# hanging ceiling drywall in a basement



## canadaclub (Oct 19, 2006)

Yes, you will be just fine. The wall drywall offers very little support for ceiling drywall. Usually ceiling drywall goes up first to get a nice, straight and tight seal.


----------



## jrepp44 (Jan 6, 2010)

Also think about all those sheets out in the middle of the room they hold up just fine without any edge support from the drywall on the walls.


----------



## bernieb (Mar 20, 2010)

Use some construction glue to help hold it up.


----------



## Gary in WA (Mar 11, 2009)

The manufacturers require the ceiling installed first for a good reason.
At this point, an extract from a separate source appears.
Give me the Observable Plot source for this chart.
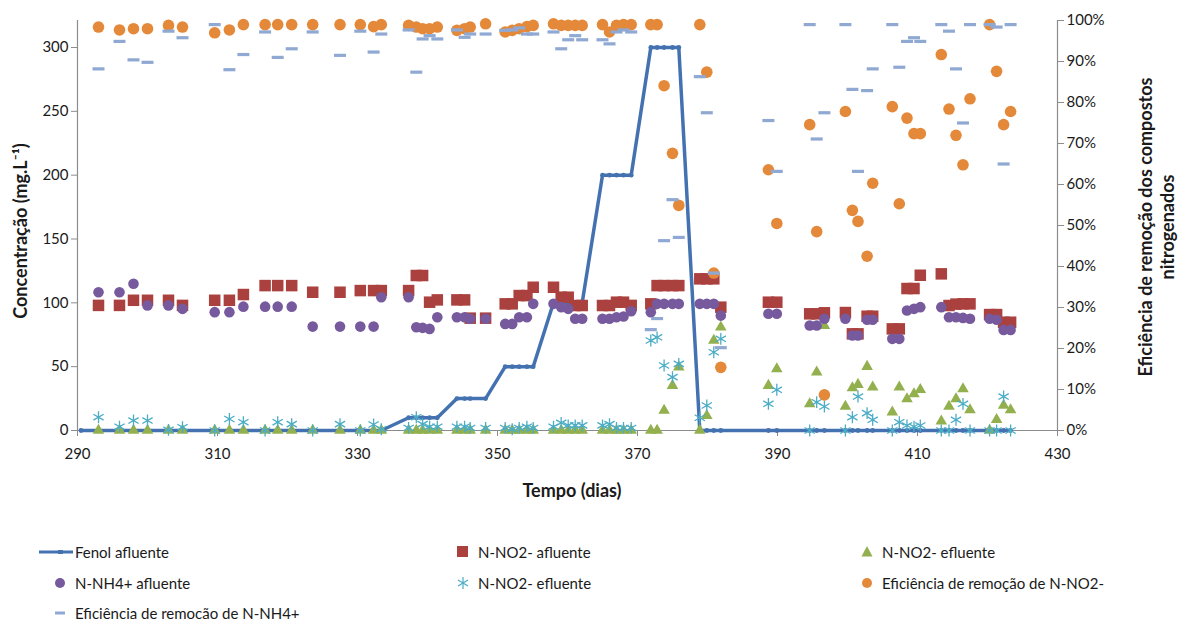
<!DOCTYPE html>
<html><head><meta charset="utf-8">
<script src="https://cdn.jsdelivr.net/npm/d3@7"></script>
<script src="https://cdn.jsdelivr.net/npm/@observablehq/plot@0.6"></script>
<style>
body{margin:0;background:#fff;font-family:Lato,"Open Sans",sans-serif;}
#wrap{position:relative;width:1185px;height:621px;overflow:hidden;background:#fff}
#legend{position:absolute;left:0;top:0;width:1185px;height:621px;pointer-events:none}
.lt{position:absolute;font-size:15px;line-height:20px;color:#1a1a1a;white-space:nowrap;font-family:Lato,sans-serif}
.ls{position:absolute;width:36px;height:20px}
</style></head><body>
<div id="wrap"><div id="chart"></div><div id="legend"></div></div>
<script>
// ---------- data ----------
const days = [293, 296, 298, 300, 303, 305, 309.6, 311.7, 313.7, 316.8, 318.6, 320.6, 323.6, 327.5, 330.4, 332.3, 333.4,
  337.3, 338.4, 339.3, 340.3, 341.4, 344.2, 345.3, 346.1, 348.3, 351.1, 352.1, 353.1, 354.2, 355.1, 358, 359.1, 360.1, 361.1, 362.1,
  365, 366, 367, 368, 369.1, 371.9, 372.8, 373.8, 375, 375.9, 378.9, 379.9, 380.9, 381.9,
  388.7, 389.9, 394.6, 395.6, 396.7, 399.7, 400.7, 401.5, 402.8, 403.6, 406.4, 407.4, 408.5, 409.5, 410.4,
  413.4, 414.5, 415.5, 416.5, 417.5, 420.3, 421.3, 422.3, 423.3];

const fenolDays = [290.5, ...days];
const fenolAfluente = [0,
  0,0,0,0,0,0,0,0,0,0,0,0,0,0,0,0,0,
  10,10,10,10,10, 25,25,25,25, 50,50,50,50,50, 100,100,100,100,100,
  200,200,200,200,200, 300,300,300,300,300, 0,0,0,0,
  0,0,0,0,0,0,0,0,0,0,0,0,0,0,0,0,0,0,0,0,0,0,0,0];

const no2Afluente = [98, 98, 102, 102, 102, 98, 102, 102, 106.5, 113.5, 113.5, 113.5, 108.3, 108.3, 109.6, 109.6, 109.6,
  109.6, 121.4, 121.4, 100.5, 102.3, 102.3, 102.3, 88, 88, 99.2, 99.2, 105.7, 105.7, 112.2, 112.2, 104.4, 104.4, 97.9, 97.9,
  97.9, 97.9, 100.5, 100.5, 98, 99.2, 113.5, 113.5, 113.5, 113.5, 118.8, 118.8, 118.8, 96.6,
  100.5, 100.5, 91.4, 91.4, 92.2, 92.4, 75.7, 75.7, 89.5, 89.5, 79.6, 79.6, 111.2, 111.2, 121.6,
  122.7, 97.9, 99, 99.2, 99.2, 90.8, 90.8, 84.8, 84.8];

const nh4Afluente = [108.3, 108.3, 114.9, 98, 98, 95.3, 92.7, 92.7, 97, 97, 97, 97, 81.4, 81.4, 81.4, 81.4, 104.4,
  104.4, 80.9, 80.4, 79.6, 88.7, 88.7, 88.7, 87.5, 87.5, 83.5, 83.5, 88.7, 88.7, 99.2, 99.2, 96.6, 95.3, 87.5, 87.5,
  87.5, 87.5, 88.7, 89.3, 93.4, 92.7, 99.2, 99.2, 99.2, 99.2, 99.2, 99.2, 99.2, 90,
  91.4, 91.4, 82.2, 82.2, 87.5, 87.5, 74.4, 74.4, 86.7, 86.7, 71.8, 71.8, 94, 95.3, 96.6,
  96.6, 88.7, 88.7, 88.2, 87.5, 87.5, 86.7, 78.8, 78.8];

const no2EfluenteTri = [0,0,0,0,0,0,0,0,0,0,0,0,0,0,0,0,0,
  0,0,0,0,0, 0,0,0,0, 0,0,0,0,0, 0,0,0,0,0,
  0,0,0,0,0, 0,0,15.7,35.2,49.6, 0,11.7,70.5,80.9,
  35.2, 48.3, 20.9, 45.7, 82.2, 18.8, 33.4, 36, 50.1, 33.9, 14.4, 33.9, 24.8, 28.7, 31.9,
  7.3, 18.8, 24.8, 32.6, 16.2, 0, 8.4, 19.6, 16.2];

const no2EfluenteAst = [10.4, 3, 7.8, 7.8, 0.5, 2.6, 0, 9, 6.5, 0, 6.5, 5, 0, 5, 0, 4.7, 1,
  2, 10.4, 5, 3, 3, 3, 3, 2, 2, 2, 1, 2, 3, 2, 3, 6, 4, 4, 4,
  4, 5, 2, 2, 2, 70.5, 73, 50.9, 41.8, 52.2, 10, 19.6, 61.3, 71.8,
  20.9, 31.9, 0, 22.2, 18.8, 0, 10.4, 26.6, 13.6, 8.4, 0, 6.5, 3.9, 3, 3.9,
  0, 0, 8.4, 20.9, 0, 0, 0, 26.6, 0];

const effNO2 = [98.4, 97.7, 98, 98, 98.8, 98.4, 97, 97.7, 99, 99, 99, 99, 99, 99, 99, 98.5, 99,
  98.8, 98.4, 98, 98, 98.4, 97.6, 98, 98.4, 99.2, 97.2, 97.6, 98, 98.5, 98.8, 99.2, 98.8, 98.8, 98.8, 98.8,
  99, 97.2, 98.8, 99, 99, 99, 99, 84.1, 67.6, 54.9, 99, 87.4, 38.4, 15.4,
  63.6, 50.5, 74.6, 48.5, 8.7, 77.8, 53.7, 51, 42.5, 60.3, 79, 55.3, 76.2, 72.4, 72.4,
  91.7, 78.4, 72, 64.8, 80.9, 99, 87.6, 74.6, 77.8];

const effNH4 = [88.2, 94.9, 90.4, 89.8, 97.4, 95.8, 99, 88, 91.7, 97.2, 91, 93.1, 97.2, 91.5, 97.4, 92.3, 96.7,
  97.7, 87.4, 95.5, 96.3, 95.5, 97.7, 95.9, 96.7, 96.7, 97.6, 97.7, 98.2, 96.7, 96.7, 97.2, 93.1, 95.3, 96.3, 95.3,
  95.3, 94.3, 97.2, 97.7, 97.2, 24.6, 27.3, 46.3, 56.3, 47.1, 86.3, 77.5, 38.4, 20.2,
  75.6, 63.2, 99, 71.1, 77.5, 99, 83.2, 63.2, 82.9, 88.2, 99, 88.6, 94.9, 95.8, 94.9,
  99, 97.4, 88.2, 75, 99, 99, 98.4, 65, 99];

const xTicks = [290, 310, 330, 350, 370, 390, 410, 430];
const yTicksLeft = [0, 50, 100, 150, 200, 250, 300];
const yTicksRightPct = [0, 10, 20, 30, 40, 50, 60, 70, 80, 90, 100];

// ---------- chart ----------
const YMAX = 321.15;           // left-axis value at the top of the frame
const K = YMAX / 100;          // maps the secondary (%) axis onto the left scale

const rows = days.map((d, i) => ({
  d, no2a: no2Afluente[i], nh4: nh4Afluente[i], tri: no2EfluenteTri[i], ast: no2EfluenteAst[i],
  eNO2: effNO2[i] * K, eNH4: effNH4[i] * K
}));
const fenolRows = fenolDays.map((d, i) => ({d, v: fenolAfluente[i]}));

const dashSymbol = {draw(ctx) { ctx.rect(-6, -1.6, 12, 3.2); }};

const C = {
  fenol: "#4472B0", sq: "#AA413E", tri: "#93B04F", nh4: "#775A9D",
  ast: "#4BACC6", orange: "#E4893A", dash: "#8FA9D3", axis: "#8c8c8c", text: "#1a1a1a"
};

const chart = Plot.plot({
  width: 1185, height: 525,
  marginLeft: 77, marginRight: 128, marginTop: 20, marginBottom: 95,
  x: {domain: [290, 430]},
  y: {domain: [0, YMAX]},
  style: {fontFamily: "Lato, sans-serif", fontSize: "15px", color: C.text, background: "white", overflow: "visible"},
  marks: [
    Plot.ruleY([0], {stroke: C.axis, strokeWidth: 1.2}),
    Plot.ruleX([290, 430], {y1: 0, y2: YMAX, stroke: C.axis, strokeWidth: 1.2}),
    Plot.axisX({ticks: xTicks, tickSize: 6, tickPadding: 12, label: null, stroke: C.axis, fill: C.text, tickFormat: d => String(d)}),
    Plot.axisY({ticks: yTicksLeft, tickSize: 6, tickPadding: 3, label: null, stroke: C.axis, fill: C.text}),
    Plot.axisY({anchor: "right", ticks: yTicksRightPct.map(p => p * K), tickFormat: v => Math.round(v / K) + "%",
      tickSize: 6, tickPadding: 3, label: null, stroke: C.axis, fill: C.text}),
    Plot.line(fenolRows, {x: "d", y: "v", stroke: C.fenol, strokeWidth: 3.5}),
    Plot.dot(fenolRows, {x: "d", y: "v", r: 2.4, fill: C.fenol}),
    Plot.dot(rows, {x: "d", y: "no2a", symbol: "square", r: 6.5, fill: C.sq}),
    Plot.dot(rows, {x: "d", y: "tri", symbol: "triangle", r: 4.3, fill: C.tri}),
    Plot.dot(rows, {x: "d", y: "nh4", r: 5.3, fill: C.nh4}),
    Plot.dot(rows, {x: "d", y: "ast", symbol: "asterisk", r: 5.6, stroke: C.ast, strokeWidth: 1.3, fill: "none"}),
    Plot.dot(rows, {x: "d", y: "eNO2", r: 5.8, fill: C.orange}),
    Plot.dot(rows, {x: "d", y: "eNH4", symbol: dashSymbol, fill: C.dash})
  ]
});
document.getElementById("chart").appendChild(chart);

// axis titles
const svg = d3.select(chart);
function title(tx, ty, rot, txt) {
  svg.append("text")
    .attr("transform", `translate(${tx},${ty}) rotate(${rot})`)
    .attr("text-anchor", "middle").attr("dominant-baseline", "middle")
    .attr("font-family", "Lato, sans-serif").attr("font-weight", "bold").attr("font-size", 18)
    .attr("fill", C.text).text(txt);
}
title(22, 231, -90, "Concentração (mg.L⁻¹)");
title(572, 492, 0, "Tempo (dias)");
title(1147, 227, -90, "Eficiência de remoção dos compostos");
title(1169, 227, -90, "nitrogenados");

// ---------- legend ----------
const legendItems = [
  {label: "Fenol afluente", kind: "line", col: 0, row: 0},
  {label: "N-NO2- afluente", kind: "square", col: 1, row: 0},
  {label: "N-NO2- efluente", kind: "triangle", col: 2, row: 0},
  {label: "N-NH4+ afluente", kind: "circle", col: 0, row: 1},
  {label: "N-NO2- efluente", kind: "asterisk", col: 1, row: 1},
  {label: "Eficiência de remoção de N-NO2-", kind: "orange", col: 2, row: 1},
  {label: "Eficiência de remocão de N-NH4+", kind: "dash", col: 0, row: 2}
];
const colText = [75, 478, 882];
const rowY = [552, 583, 613];
const shapes = {
  line: `<line x1="0" x2="34" y1="10" y2="10" stroke="${C.fenol}" stroke-width="3"/><rect x="19" y="8" width="5" height="4" fill="${C.fenol}"/>`,
  square: `<rect x="15" y="4" width="11" height="11" fill="${C.sq}"/>`,
  triangle: `<path d="M21,4 L26.5,14.5 L15.5,14.5 Z" fill="${C.tri}"/>`,
  circle: `<circle cx="21" cy="10" r="5" fill="${C.nh4}"/>`,
  asterisk: `<g stroke="${C.ast}" stroke-width="1.2"><line x1="21" x2="21" y1="4" y2="16"/><line x1="16" x2="26" y1="7" y2="13"/><line x1="16" x2="26" y1="13" y2="7"/></g>`,
  orange: `<circle cx="21" cy="10" r="5" fill="${C.orange}"/>`,
  dash: `<rect x="16" y="8.5" width="10" height="3" fill="${C.dash}"/>`
};
const legend = document.getElementById("legend");
legendItems.forEach(it => {
  const x = colText[it.col], y = rowY[it.row];
  const s = document.createElement("div");
  s.className = "ls";
  s.style.left = (x - 36) + "px"; s.style.top = (y - 10) + "px";
  s.innerHTML = `<svg width="36" height="20" viewBox="0 0 36 20">${shapes[it.kind]}</svg>`;
  legend.appendChild(s);
  const t = document.createElement("div");
  t.className = "lt"; t.textContent = it.label;
  t.style.left = x + "px"; t.style.top = (y - 10) + "px";
  legend.appendChild(t);
});
</script>
</body></html>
In a truss situation, the seasonal changes move the truss up or down, so not nailing the *ceiling *wall edges but letting the wall drywall support the lid will let the board move with the truss; http://www.buildingscience.com/documents/insights/bsi-023-wood-is-good-but-strange/
In a floor joist above, the activity above moves the joist which is transmitted to the wall connection and intersection, causing possible fastener pops or tape joint cracks there. A *floating corner* at wall/ceiling reduces this; Figs. 3,4,5 on pp.9; And (4.9.1) http://gypsum.org/pdf/GA-216-2010.html
Which is why it’s in the instructions for the warranty; pp. 9- (4.6.1)
You will be alright, but lose the warranty and possibly some fastener pops, but you know how to fix them!
Keep in mind that wood shrinks more across its width, so don’t fasten drywall in the header; http://www.paintsource.net/pages/solutions/new%20construction/wood_shrink.htm

Gary


----------



## Dave88LX (Nov 10, 2011)

Gary in WA said:


> The manufacturers require the ceiling installed first for a good reason.
> 
> In a truss situation, the seasonal changes move the truss up or down, so not nailing the *ceiling *wall edges but letting the wall drywall support the lid will let the board move with the truss; http://www.buildingscience.com/documents/insights/bsi-023-wood-is-good-but-strange/
> In a floor joist above, the activity above moves the joist which is transmitted to the wall connection and intersection, causing possible fastener pops or tape joint cracks there. A *floating corner* at wall/ceiling reduces this; Figs. 3,4,5 on pp.9; And (4.9.1) http://gypsum.org/pdf/GA-216-2010.html
> ...


Great info, glad I found this thread.

Not sure I understand ALL the terminology in the articles, but, I get the overall message.


----------